New coach Scott Linehan said that two weeks ago, Faulk, who has undergone numerous such surgeries on both knees, expressed his concerns. Linehan said Faulk's agent, Rocky Arceneaux, told him again June 8 that Faulk "wasn't physically ready to go."
"Guys that have played at such a high level for so many years and have taken so many hits, sometimes it starts to wear you down a little bit," Linehan said. "He's trying to figure out how he can manage it."
Faulk, the 2000 NFL MVP, is ninth on the career rushing list with 12,279 yards, 34 yards behind Jim Brown. But he had a career-low 292 yards rushing last season and made only one start -- in the season finale when Steven Jackson was out with a hip pointer.

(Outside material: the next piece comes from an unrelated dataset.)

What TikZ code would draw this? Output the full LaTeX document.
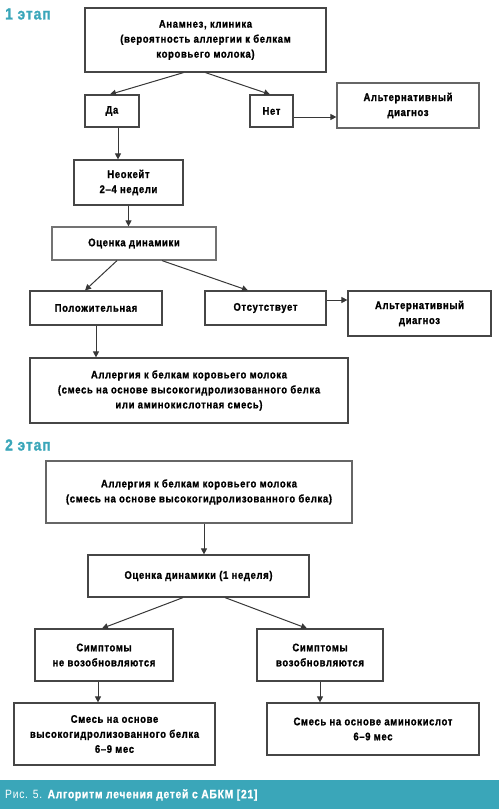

Linehan said under the circumstances that he didn't mind Faulk not at least attending the meetings at the minicamp to pick up the new offense. Linehan reasoned that if Faulk had attended the camp, he would have wanted to participate even though he's not ready.
"He's dealing with something bigger than meetings," Linehan said. "I think he's coming to terms with whether he can do it.
"The competitor in him wouldn't want to be able to stand there and watch."
Faulk, 33, has been to seven Pro Bowls, has seven 1,000-yard rushing seasons and 38 100-yard games, and was the first player in NFL history to gain 2,000 yards from scrimmage in four consecutive seasons (1998-2001).
But he hasn't had a 1,000-yard season since 2001 and lost his starting job in 2004 when the Rams drafted Jackson in the first round.
Linehan said Faulk's decision has nothing to do with a change in coaching staffs. Mike Martz, under whom Faulk enjoyed his greatest success, was fired after six seasons.
"It really isn't that at all," Linehan said. "This is a personal issue because he doesn't want to play at a level he's not accustomed to playing.
"The reality is: Time does start to catch up to you."
Linehan said he hasn't begun to address the running back situation if Faulk decides to retire. The Rams signed Tony Fisher, who had 173 yards and a 2.9-yard average for the Packers last year, in the offseason, but have no other proven NFL players at running back.
"I haven't even gotten there yet," Linehan said. "We just haven't had to cross that bridge yet."